I agree, btw., that the level/method naming is a bit of a mess here. The GsfOutfileZip property called "compression-level" really selects a zip file method. We support only two of the possible values at present. We're stuck with the property name, but I guess we could add another property as a parameter to the method. "Stored" would ignore that, and DEFLATED would treat it as a zlib compression level.

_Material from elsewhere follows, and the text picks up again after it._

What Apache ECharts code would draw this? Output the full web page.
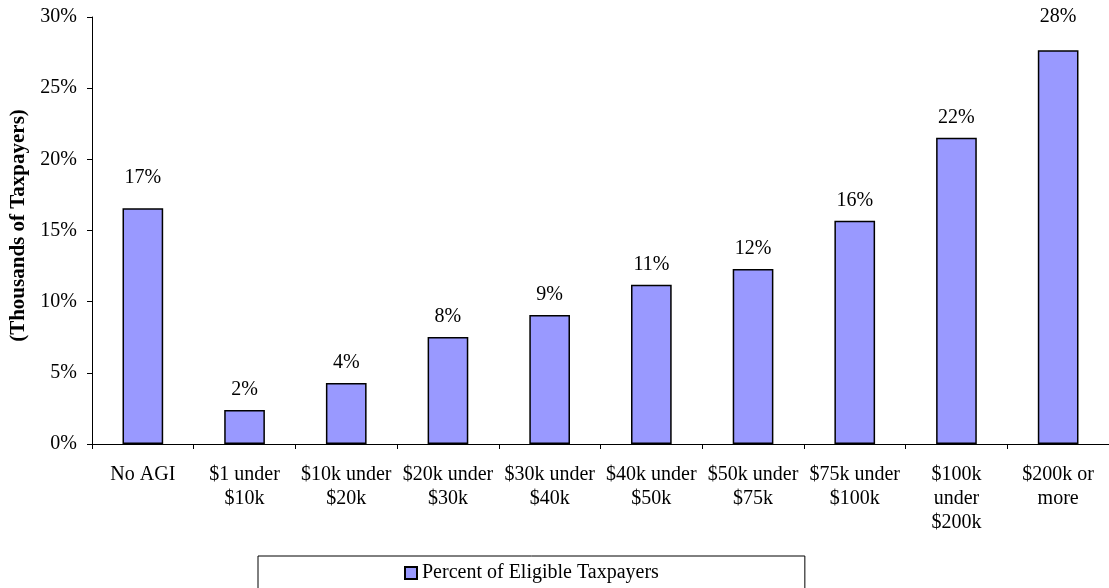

(In reply to comment #4) > The issues here are... > > 1. What is the use case for this? What kind of files are you stuffing into > zip archives? How big are they? Socio-economic survey data. For example, 60000 observations on 1200 variables; when stored as doubles that's an uncompressed size of about 550 MB. At zlib level 1 the data are compressed to about 10 percent of the original size in a save time of under 4 seconds on Core i7. At level 6 the output is about 7 percent of the original size but compression takes over three times longer. > 2. Compatibility bothers me. It's really hard to know if people are > setting all options, even default ones. And suddenly and unexpectedly > getting a level 8 might be quite slow. I'd be very surprised if people have correct expectations of the effect of setting the current "compression-level" to a positive value since it doesn't do what's claimed and you have to read the source code to figure out what it actually does. However, if that were really a concern one could add a property named, say, "zlib-compression-level" that does what's done in my patch. Alternatively, one could ensure backward compatibility by mapping 8 to 6 in input to the "compression-level" setting. This would obviously be a hack but we're talking about a property that's just wrong at present so correct operation plus perfect compatibility is not an option.
(In reply to comment #5) > We're stuck with the property name, but I guess we could add another > property as a parameter to the method. "Stored" would ignore that, > and DEFLATED would treat it as a zlib compression level. That sounds promising.
Could I nudge this a little? It would be very useful to be able to set the deflate (zlib) level. Would you be open to a revised patch that adds a property named, say, "deflate_level"? (This would leave "compression_level" as is.)
An updated patch with a separate property would make this go through fast.
OK, new patch coming up. I've made one (purely internal) change to the existing PROP_COMPRESSION_LEVEL property, relabeling it as PROP_COMPRESSION_METHOD. This is just in the interest of comprehensibility of the code.
Created attachment 274445 [details] [review] adds "deflate-level" property to gsf-outfile-zip.c
This problem has been fixed in our software repository. The fix will go into the next software release. Thank you for your bug report.